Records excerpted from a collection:
——————
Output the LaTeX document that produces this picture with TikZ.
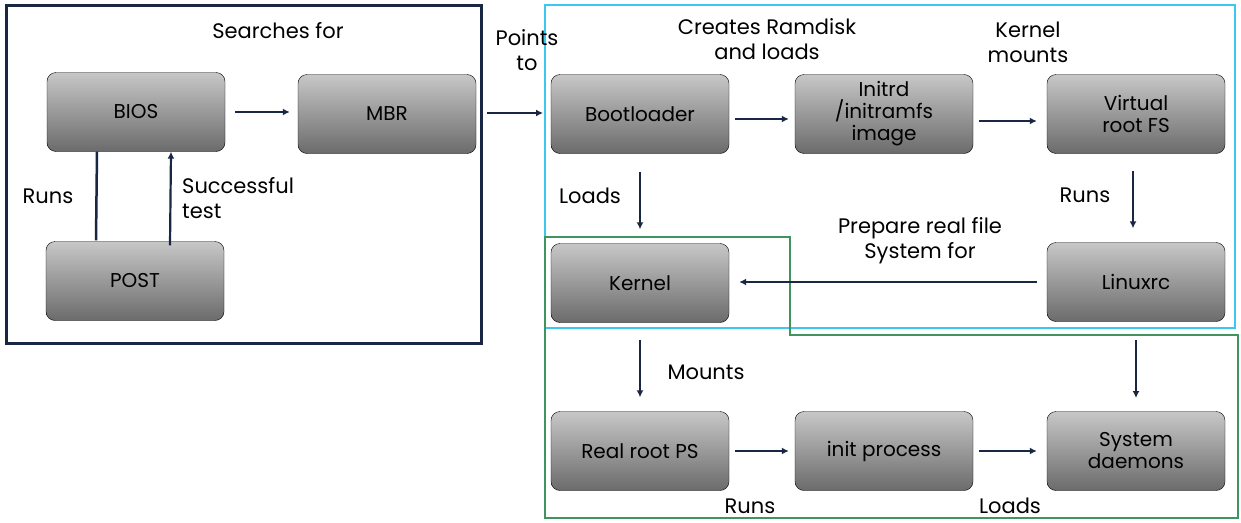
\documentclass[tikz,border=0pt]{standalone}
\usepackage{fontspec}
\setmainfont{Poppins}
\begin{document}
\begin{tikzpicture}[x=1pt,y=-1pt,
  box/.style={draw=black,rounded corners=9pt,minimum width=178pt,minimum height=79pt,top color=black!22,bottom color=black!58,align=center,font=\fontsize{20}{22}\selectfont,inner sep=2pt},
  arr/.style={draw=navy,line width=2.2pt,-{Latex[length=7pt,width=7pt]}},
  lbl/.style={font=\fontsize{21}{25}\selectfont,align=center,inner sep=0pt}]
\usetikzlibrary{arrows.meta}
\definecolor{navy}{HTML}{1A2744}
\definecolor{cyanb}{HTML}{3CC8EE}
\definecolor{greenb}{HTML}{3F9460}
\useasboundingbox (0,0) rectangle (1241,522);
\fill[white] (0,0) rectangle (1241,522);
% frames
\draw[navy,line width=3pt] (6,5) rectangle (481,343);
\draw[cyanb,line width=2.5pt] (545,5) rectangle (1235,328);
\draw[greenb,line width=2.5pt] (545,237) -- (790,237) -- (790,335) -- (1238,335) -- (1238,518) -- (545,518) -- cycle;
% nodes
\node[box] (bios) at (136,112) {BIOS};
\node[box] (mbr) at (387,114) {MBR};
\node[box] (post) at (135,281) {POST};
\node[box] (boot) at (640,114) {Bootloader};
\node[box] (initrd) at (884,114) {Initrd\\/initramfs\\image};
\node[box] (vroot) at (1136,114) {Virtual\\root FS};
\node[box] (kernel) at (640,283) {Kernel};
\node[box] (linuxrc) at (1136,282) {Linuxrc};
\node[box] (real) at (640,451) {Real root PS};
\node[box] (init) at (884,451) {init process};
\node[box] (sysd) at (1136,451) {System\\daemons};
% free ends
\coordinate (mbrOut) at (487,113);
\coordinate (bootIn) at (543,113);
\coordinate (lxOut) at (1136,340);
\coordinate (lxEnd) at (1136,398);
% connectors
\draw[arr] ([xshift=10pt]bios.east) -- ([xshift=-8pt]mbr.west|-bios.east);
\draw[navy,line width=2.5pt] ([xshift=-39pt]bios.south) -- ([xshift=-39pt,yshift=1pt]post.north);
\draw[arr] ([xshift=35pt,yshift=-4pt]post.north) -- ([xshift=35pt]bios.south);
\draw[arr] (mbrOut) -- (bootIn);
\draw[arr] ([xshift=6pt,yshift=-5pt]boot.east) -- ([xshift=-6pt,yshift=-5pt]initrd.west);
\draw[arr] ([xshift=6pt,yshift=-7pt]initrd.east) -- ([xshift=-10pt,yshift=-7pt]vroot.west);
\draw[arr] ([yshift=-18pt]boot.south) -- ([yshift=14pt]kernel.north);
\draw[arr] ([xshift=-3pt,yshift=-17pt]vroot.south) -- ([xshift=-3pt,yshift=14pt]linuxrc.north);
\draw[arr] ([xshift=-10pt]linuxrc.west) -- ([xshift=10pt]kernel.east|-linuxrc.west);
\draw[arr] ([yshift=-17pt]kernel.south) -- ([yshift=14pt]real.north);
\draw[arr] (lxOut) -- (lxEnd);
\draw[arr] ([xshift=6pt]real.east) -- ([xshift=-6pt]init.west);
\draw[arr] ([xshift=6pt]init.east) -- ([xshift=-10pt]sysd.west);
% labels
\node[lbl] at (278,31) {Searches for};
\node[lbl] at (527,50) {Points\\to};
\node[lbl] at (767,39) {Creates Ramdisk\\and loads};
\node[lbl] at (1028,42) {Kernel\\mounts};
\node[lbl] at (590,196) {Loads};
\node[lbl] at (1085,195) {Runs};
\node[lbl] at (920,241) {Prepare real file\\System for};
\node[lbl] at (706,372) {Mounts};
\node[lbl] at (48,196) {Runs};
\node[lbl,align=left,anchor=west] at (182,198) {Successful\\test};
\node[lbl] at (750,506) {Runs};
\node[lbl] at (1010,506) {Loads};
\end{tikzpicture}
\end{document}
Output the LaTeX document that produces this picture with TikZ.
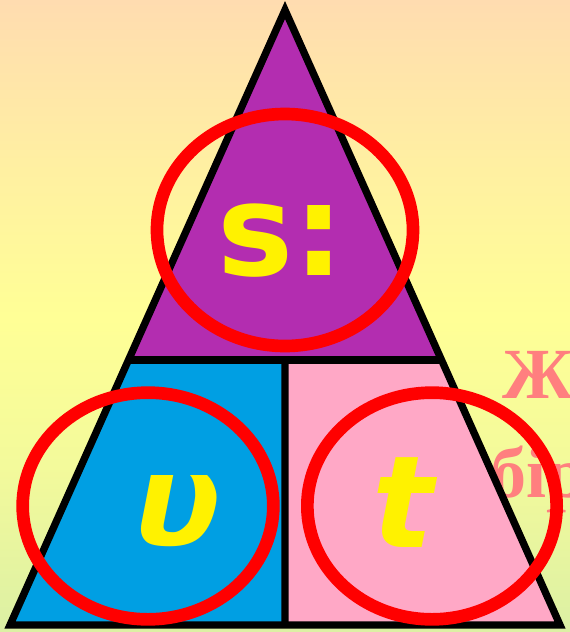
\documentclass[tikz,border=0pt]{standalone}
\usepackage{fontspec}
\setmainfont{Liberation Serif}
\newfontfamily\letterfont{DejaVu Sans}
\usetikzlibrary{shapes.geometric,calc}
\definecolor{peach}{HTML}{FFDCB0}
\definecolor{paleyellow}{HTML}{FFFF96}
\definecolor{palegreen}{HTML}{DCF0A4}
\definecolor{topfill}{HTML}{B32DB0}
\definecolor{leftfill}{HTML}{009FE3}
\definecolor{rightfill}{HTML}{FFA8C6}
\definecolor{salmon}{HTML}{FF7F7F}
\pgfdeclareverticalshading{backdrop}{100bp}{color(0bp)=(palegreen); color(25bp)=(palegreen);
  color(38bp)=(paleyellow!65!palegreen); color(50bp)=(paleyellow);
  color(62bp)=(paleyellow!55!peach); color(75bp)=(peach); color(100bp)=(peach)}
\tikzset{
  outline/.style={draw=black, line width=5.5pt, line join=miter},
  ring/.style={ellipse, draw=red, line width=9.5pt, inner sep=0pt},
  letter/.style={anchor=base, text=yellow, inner sep=0pt,
                 font=\letterfont\bfseries\fontsize{96}{96}\selectfont},
  slanted/.style={letter, font=\letterfont\bfseries\itshape\fontsize{96}{96}\selectfont},
  word/.style={anchor=base west, text=salmon, inner sep=0pt,
               font=\bfseries\fontsize{54}{54}\selectfont}
}

\begin{document}
\begin{tikzpicture}[x=0.75pt, y=-0.75pt]
  \useasboundingbox (0,0) rectangle (570,632);
  \clip (0,0) rectangle (570,632);
  \shade[shading=backdrop] (0,0) rectangle (570,632);

  \coordinate (apex) at (285,10);
  \coordinate (bl) at (10,625);
  \coordinate (br) at (560,625);
  \coordinate (ml) at ($(apex)!0.569!(bl)$);
  \coordinate (mr) at ($(apex)!0.569!(br)$);
  \coordinate (mid) at ($(ml)!0.5!(mr)$);
  \coordinate (bm) at ($(bl)!0.5!(br)$);

  % text on the right, partly hidden
  \node[word] (zh) at (502,398) {Ж};
  \node[word] (bir) at (490,497) {бір};

  % the three parts
  \fill[topfill] (apex) -- (ml) -- (mr) -- cycle;
  \fill[leftfill] (ml) -- (mid) -- (bm) -- (bl) -- cycle;
  \fill[rightfill] (mid) -- (mr) -- (br) -- (bm) -- cycle;
  \draw[outline] (apex) -- (bl) -- (br) -- cycle;
  \draw[outline] (ml) -- (mr);
  \draw[outline] (mid) -- (bm);

  \node[letter] (s) at (281,275) {s:};
  \node[slanted] (v) at (178,545) {υ};
  \node[slanted] (t) at (403,547) {t};

  \node[ring, minimum width=192pt, minimum height=174pt] (ringtop) at (285,230) {};
  \node[ring, minimum width=188pt, minimum height=170pt] (ringleft) at (148,506) {};
  \node[ring, minimum width=187pt, minimum height=170pt] (ringright) at (432,506) {};
\end{tikzpicture}
\end{document}
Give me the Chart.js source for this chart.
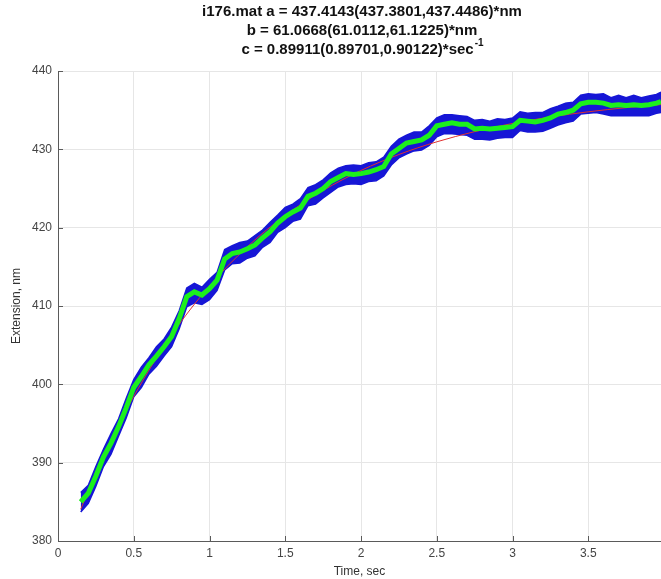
——————
*PROBLEM DESCRIPTION:* Leaving aside the images, write out the entries above word for word.

*CORRECT OUTPUT:*
Output the LaTeX document that produces this picture with TikZ.
\documentclass[tikz,border=0pt]{standalone}
\usepackage{fontspec}
\setmainfont{Poppins}
\begin{document}
\begin{tikzpicture}[x=1pt,y=-1pt,
  box/.style={draw=black,rounded corners=9pt,minimum width=178pt,minimum height=79pt,top color=black!22,bottom color=black!58,align=center,font=\fontsize{20}{22}\selectfont,inner sep=2pt},
  arr/.style={draw=navy,line width=2.2pt,-{Latex[length=7pt,width=7pt]}},
  lbl/.style={font=\fontsize{21}{25}\selectfont,align=center,inner sep=0pt}]
\usetikzlibrary{arrows.meta}
\definecolor{navy}{HTML}{1A2744}
\definecolor{cyanb}{HTML}{3CC8EE}
\definecolor{greenb}{HTML}{3F9460}
\useasboundingbox (0,0) rectangle (1241,522);
\fill[white] (0,0) rectangle (1241,522);
% frames
\draw[navy,line width=3pt] (6,5) rectangle (481,343);
\draw[cyanb,line width=2.5pt] (545,5) rectangle (1235,328);
\draw[greenb,line width=2.5pt] (545,237) -- (790,237) -- (790,335) -- (1238,335) -- (1238,518) -- (545,518) -- cycle;
% nodes
\node[box] (bios) at (136,112) {BIOS};
\node[box] (mbr) at (387,114) {MBR};
\node[box] (post) at (135,281) {POST};
\node[box] (boot) at (640,114) {Bootloader};
\node[box] (initrd) at (884,114) {Initrd\\/initramfs\\image};
\node[box] (vroot) at (1136,114) {Virtual\\root FS};
\node[box] (kernel) at (640,283) {Kernel};
\node[box] (linuxrc) at (1136,282) {Linuxrc};
\node[box] (real) at (640,451) {Real root PS};
\node[box] (init) at (884,451) {init process};
\node[box] (sysd) at (1136,451) {System\\daemons};
% free ends
\coordinate (mbrOut) at (487,113);
\coordinate (bootIn) at (543,113);
\coordinate (lxOut) at (1136,340);
\coordinate (lxEnd) at (1136,398);
% connectors
\draw[arr] ([xshift=10pt]bios.east) -- ([xshift=-8pt]mbr.west|-bios.east);
\draw[navy,line width=2.5pt] ([xshift=-39pt]bios.south) -- ([xshift=-39pt,yshift=1pt]post.north);
\draw[arr] ([xshift=35pt,yshift=-4pt]post.north) -- ([xshift=35pt]bios.south);
\draw[arr] (mbrOut) -- (bootIn);
\draw[arr] ([xshift=6pt,yshift=-5pt]boot.east) -- ([xshift=-6pt,yshift=-5pt]initrd.west);
\draw[arr] ([xshift=6pt,yshift=-7pt]initrd.east) -- ([xshift=-10pt,yshift=-7pt]vroot.west);
\draw[arr] ([yshift=-18pt]boot.south) -- ([yshift=14pt]kernel.north);
\draw[arr] ([xshift=-3pt,yshift=-17pt]vroot.south) -- ([xshift=-3pt,yshift=14pt]linuxrc.north);
\draw[arr] ([xshift=-10pt]linuxrc.west) -- ([xshift=10pt]kernel.east|-linuxrc.west);
\draw[arr] ([yshift=-17pt]kernel.south) -- ([yshift=14pt]real.north);
\draw[arr] (lxOut) -- (lxEnd);
\draw[arr] ([xshift=6pt]real.east) -- ([xshift=-6pt]init.west);
\draw[arr] ([xshift=6pt]init.east) -- ([xshift=-10pt]sysd.west);
% labels
\node[lbl] at (278,31) {Searches for};
\node[lbl] at (527,50) {Points\\to};
\node[lbl] at (767,39) {Creates Ramdisk\\and loads};
\node[lbl] at (1028,42) {Kernel\\mounts};
\node[lbl] at (590,196) {Loads};
\node[lbl] at (1085,195) {Runs};
\node[lbl] at (920,241) {Prepare real file\\System for};
\node[lbl] at (706,372) {Mounts};
\node[lbl] at (48,196) {Runs};
\node[lbl,align=left,anchor=west] at (182,198) {Successful\\test};
\node[lbl] at (750,506) {Runs};
\node[lbl] at (1010,506) {Loads};
\end{tikzpicture}
\end{document}
Output the LaTeX document that produces this picture with TikZ.
\documentclass[tikz,border=0pt]{standalone}
\usepackage{fontspec}
\setmainfont{Liberation Serif}
\newfontfamily\letterfont{DejaVu Sans}
\usetikzlibrary{shapes.geometric,calc}
\definecolor{peach}{HTML}{FFDCB0}
\definecolor{paleyellow}{HTML}{FFFF96}
\definecolor{palegreen}{HTML}{DCF0A4}
\definecolor{topfill}{HTML}{B32DB0}
\definecolor{leftfill}{HTML}{009FE3}
\definecolor{rightfill}{HTML}{FFA8C6}
\definecolor{salmon}{HTML}{FF7F7F}
\pgfdeclareverticalshading{backdrop}{100bp}{color(0bp)=(palegreen); color(25bp)=(palegreen);
  color(38bp)=(paleyellow!65!palegreen); color(50bp)=(paleyellow);
  color(62bp)=(paleyellow!55!peach); color(75bp)=(peach); color(100bp)=(peach)}
\tikzset{
  outline/.style={draw=black, line width=5.5pt, line join=miter},
  ring/.style={ellipse, draw=red, line width=9.5pt, inner sep=0pt},
  letter/.style={anchor=base, text=yellow, inner sep=0pt,
                 font=\letterfont\bfseries\fontsize{96}{96}\selectfont},
  slanted/.style={letter, font=\letterfont\bfseries\itshape\fontsize{96}{96}\selectfont},
  word/.style={anchor=base west, text=salmon, inner sep=0pt,
               font=\bfseries\fontsize{54}{54}\selectfont}
}

\begin{document}
\begin{tikzpicture}[x=0.75pt, y=-0.75pt]
  \useasboundingbox (0,0) rectangle (570,632);
  \clip (0,0) rectangle (570,632);
  \shade[shading=backdrop] (0,0) rectangle (570,632);

  \coordinate (apex) at (285,10);
  \coordinate (bl) at (10,625);
  \coordinate (br) at (560,625);
  \coordinate (ml) at ($(apex)!0.569!(bl)$);
  \coordinate (mr) at ($(apex)!0.569!(br)$);
  \coordinate (mid) at ($(ml)!0.5!(mr)$);
  \coordinate (bm) at ($(bl)!0.5!(br)$);

  % text on the right, partly hidden
  \node[word] (zh) at (502,398) {Ж};
  \node[word] (bir) at (490,497) {бір};

  % the three parts
  \fill[topfill] (apex) -- (ml) -- (mr) -- cycle;
  \fill[leftfill] (ml) -- (mid) -- (bm) -- (bl) -- cycle;
  \fill[rightfill] (mid) -- (mr) -- (br) -- (bm) -- cycle;
  \draw[outline] (apex) -- (bl) -- (br) -- cycle;
  \draw[outline] (ml) -- (mr);
  \draw[outline] (mid) -- (bm);

  \node[letter] (s) at (281,275) {s:};
  \node[slanted] (v) at (178,545) {υ};
  \node[slanted] (t) at (403,547) {t};

  \node[ring, minimum width=192pt, minimum height=174pt] (ringtop) at (285,230) {};
  \node[ring, minimum width=188pt, minimum height=170pt] (ringleft) at (148,506) {};
  \node[ring, minimum width=187pt, minimum height=170pt] (ringright) at (432,506) {};
\end{tikzpicture}
\end{document}
Give me the Chart.js source for this chart.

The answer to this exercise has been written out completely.